Once upon a time, almost a lifetime ago (it seems), I kept a lot of journals. Several years ago, in some self-aware weird phase when I made the decision to "let go of the past", I shredded almost all of them. One of the survivals from my shred fest was a binder I kept filled with articles I had copied and newspaper / magazine clippings. Above is one of those clippings. I guess "Phone Call From a Stranger" freaked me out so much in 1989 that I cut the description right out of TV Guide. (Watching movies late at night can cause weird after effects.) The movie (I saw it again recently on TCM) is about a man who is the only survivor of a plane crash. He decides to personally contact the families of three victims he spoke with at length during a long layover in order to finish their unfinished business and give closure to the departed and their families.

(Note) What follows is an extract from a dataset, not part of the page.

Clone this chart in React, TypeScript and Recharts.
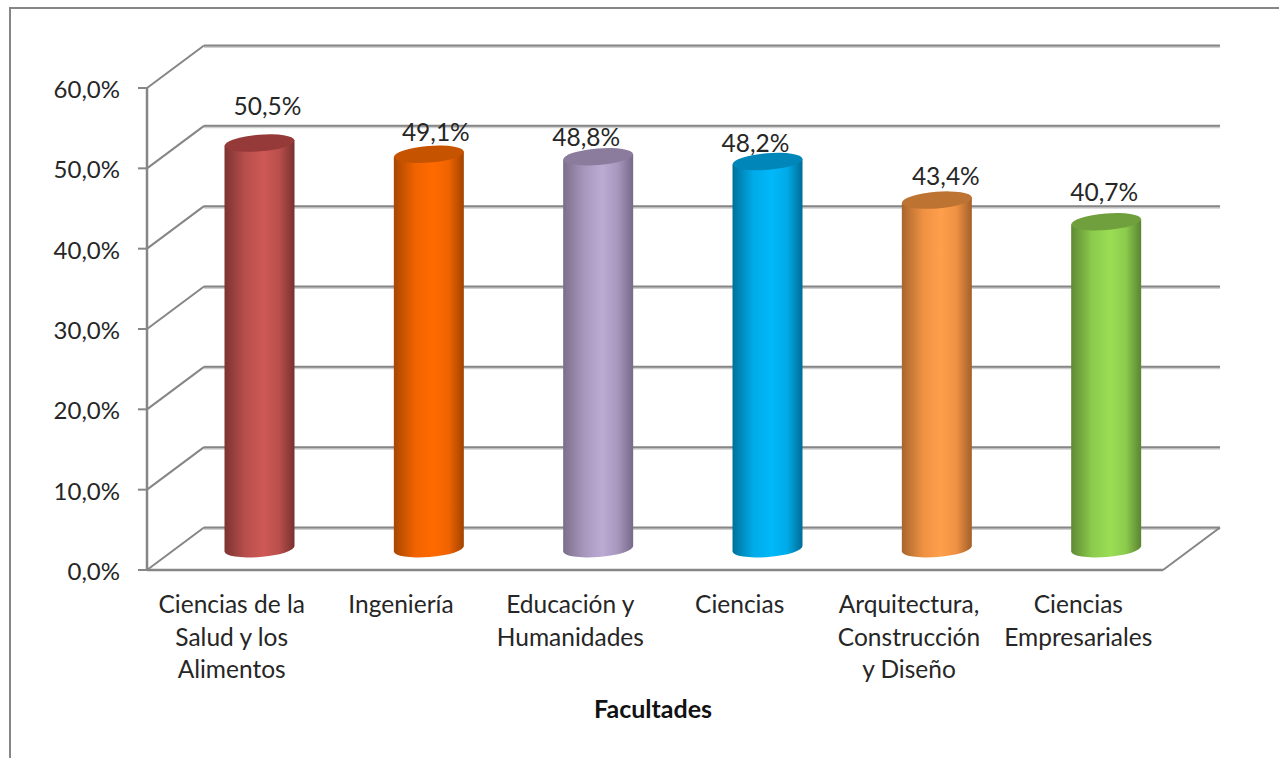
import { Bar, BarChart, CartesianGrid, LabelList, XAxis, YAxis } from 'recharts';

const categories = [
  'Ciencias de la\nSalud y los\nAlimentos',
  'Ingeniería',
  'Educación y\nHumanidades',
  'Ciencias',
  'Arquitectura,\nConstrucción\ny Diseño',
  'Ciencias\nEmpresariales',
];
const values = [50.5, 49.1, 48.8, 48.2, 43.4, 40.7];
const yTicks = [0, 10, 20, 30, 40, 50, 60];

const rows = categories.map((name, i) => ({ name, value: values[i] }));

// [edge, shoulder, highlight, far edge, cap]
const palette = [
  ['#7d3331', '#b84f4c', '#cf5855', '#7a302e', '#953a38'],
  ['#a84600', '#f06300', '#ff6a00', '#a24300', '#c65300'],
  ['#7b6e8a', '#a897bd', '#bbaad2', '#76698a', '#8b7c9e'],
  ['#00719c', '#00abe8', '#00b8fa', '#006c96', '#0086b8'],
  ['#a8652e', '#ee9142', '#ff9f4b', '#a35f2a', '#bd7332'],
  ['#5f8a35', '#8ccb4c', '#9ade55', '#5a8432', '#70a03d'],
];

const FONT = 'Lato, Carlito, sans-serif';
const GRID = '#868686';
const HALO = '#d0d0d0';
const DEPTH_X = 57;
const DEPTH_Y = 42.5;
const TILT = -4.6;

// the excel label placement is hand-nudged per bar, relative to the cap centre
const labelNudge = [
  [8, -38],
  [7, -23],
  [-12, -20],
  [-12, -19],
  [9, -25],
  [-2, -30],
];

function Cylinder({ x, y, width, height, index }: any) {
  const [edge, shoulder, light, farEdge, cap] = palette[index];
  const rx = width / 2;
  const ry = 8.3;
  const cx = x + rx + DEPTH_X / 2 - 1;
  const top = y - DEPTH_Y / 2;
  const base = y + height - DEPTH_Y / 2;
  const lift = Math.sin((TILT * Math.PI) / 180) * rx;
  const id = `cyl-${index}`;
  const side = [
    `M${cx - rx} ${top - lift}`,
    `L${cx - rx} ${base - lift}`,
    `A${rx} ${ry} ${TILT} 0 0 ${cx + rx} ${base + lift}`,
    `L${cx + rx} ${top + lift}`,
    'Z',
  ].join(' ');
  return (
    <g>
      <defs>
        <linearGradient id={id} x1="0" y1="0" x2="1" y2="0">
          <stop offset="0%" stopColor={edge} />
          <stop offset="30%" stopColor={shoulder} />
          <stop offset="56%" stopColor={light} />
          <stop offset="78%" stopColor={shoulder} />
          <stop offset="100%" stopColor={farEdge} />
        </linearGradient>
      </defs>
      <path d={side} fill={`url(#${id})`} />
      <ellipse cx={cx} cy={top} rx={rx} ry={ry} fill={cap} transform={`rotate(${TILT} ${cx} ${top})`} />
    </g>
  );
}

function GridLine({ x1, x2, y1, index }: any) {
  return (
    <g key={index} fill="none">
      <line x1={x1 + DEPTH_X} y1={y1 - DEPTH_Y + 1} x2={x2 + DEPTH_X} y2={y1 - DEPTH_Y + 1} stroke={HALO} strokeWidth={3} />
      <line x1={x1} y1={y1} x2={x1 + DEPTH_X} y2={y1 - DEPTH_Y} stroke={GRID} strokeWidth={2} />
      <line x1={x1 + DEPTH_X} y1={y1 - DEPTH_Y} x2={x2 + DEPTH_X} y2={y1 - DEPTH_Y} stroke={GRID} strokeWidth={2} />
    </g>
  );
}

function FloorEdge({ x2, y1 }: any) {
  return <line x1={x2} y1={y1} x2={x2 + DEPTH_X} y2={y1 - DEPTH_Y} stroke={GRID} strokeWidth={2} />;
}

function CategoryTick({ x, y, payload }: any) {
  return (
    <text x={x} y={y} textAnchor="middle" fontFamily={FONT} fontSize={24.5} fill="#262626">
      {String(payload.value)
        .split('\n')
        .map((line, i) => (
          <tspan key={i} x={x} y={y + 43 + i * 32.5}>
            {line}
          </tspan>
        ))}
    </text>
  );
}

function ValueLabel({ x, y, width, value, index }: any) {
  const [dx, dy] = labelNudge[index];
  return (
    <text
      x={x + width / 2 + DEPTH_X / 2 + dx - 1}
      y={y - DEPTH_Y / 2 + dy}
      textAnchor="middle"
      dominantBaseline="central"
      fontFamily={FONT}
      fontSize={24.5}
      fill="#262626"
    >
      {value.toFixed(1).replace('.', ',')}%
    </text>
  );
}

export default function App() {
  return (
    <div
      style={{
        position: 'absolute',
        top: 0,
        left: 0,
        width: 1279,
        height: 758,
        overflow: 'hidden',
        background: '#fff',
      }}
    >
      <div
        style={{
          position: 'absolute',
          top: 7,
          left: 9,
          width: 1400,
          height: 900,
          border: '2px solid #868686',
          boxShadow: '0 1px 0 #d0d0d0, 1px 0 0 #d0d0d0',
        }}
      />
      <BarChart
        width={1279}
        height={758}
        data={rows}
        margin={{ top: 88, right: 116, bottom: 0, left: 0 }}
        barSize={70}
        style={{ position: 'absolute', top: 0, left: 0 }}
      >
        <CartesianGrid
          vertical={false}
          horizontal={(props: any) => (
            <g key={props.index}>
              <GridLine {...props} />
              {props.y1 > 500 && <FloorEdge {...props} />}
            </g>
          )}
        />
        <XAxis
          dataKey="name"
          height={188}
          interval={0}
          tickLine={false}
          axisLine={{ stroke: GRID, strokeWidth: 2.5 }}
          tick={<CategoryTick />}
          tickMargin={0}
          tickSize={0}
          label={{
            value: 'Facultades',
            position: 'insideBottom',
            offset: 40,
            dx: -2,
            fontFamily: FONT,
            fontSize: 25,
            fontWeight: 700,
            fill: '#111',
          }}
        />
        <YAxis
          width={147}
          domain={[0, 60]}
          ticks={yTicks}
          tickSize={9}
          tickMargin={18}
          tickFormatter={(v: number) => `${v.toFixed(1).replace('.', ',')}%`}
          tickLine={{ stroke: GRID, strokeWidth: 2 }}
          axisLine={{ stroke: GRID, strokeWidth: 2.5 }}
          tick={{ fontFamily: FONT, fontSize: 24, fill: '#262626', dy: 1.5 }}
        />
        <Bar dataKey="value" shape={<Cylinder />} isAnimationActive={false}>
          <LabelList dataKey="value" content={<ValueLabel />} />
        </Bar>
      </BarChart>
    </div>
  );
}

It's quite a stretch to compare going back to work tomorrow to being the sole survivor of a plane crash, but the feelings are the same. Many people I've worked with for years are not as fortunate as me and did not get the call to come back. Two are members of the very team I managed. I know how easily it could be me not returning because after 9 days of waiting - I had about given up hope.
Blogging about being laid off and even posting it on my Facebook page was difficult, but necessary. Many people I knew were in the same boat and were asking if I was still around. Now, I am one of the very few returning to my job. If I didn't mention it here, I would feel guilty about all those who were wishing me well and saying to "hang in there". Now I feel guilty about being celebratory when so many are still suffering.
One of the people who was a true mentor to me at work told me "Don’t look for just recovery, look for an opportunity to do better." I don't think I was anywhere near prepared enough for anything more than recovery. There are things I am going to do now, including getting some real certifications (Project Management, for example) and not relying solely on bulletpoints on my resume to prove my skills to a new employer. I'm going to work to expand my side hobbies (computer work I do for basically everyone I know) to something I could turn to if needed. I'm also going to look into some freelancing in technical writing. The nine days (known around the house as 'my sabbatical') were a real awakening for me and I know how lucky I am to be returning to work tomorrow.
Obviously, layoff survivor guilt is a reality. It was written about in 2002, and again in the last month in Time and BusinessWeek. Tomorrow I start over - day 1 with the new owners and new leadership. And, day 1 to work with the bigger picture in mind - just in case this all happens again.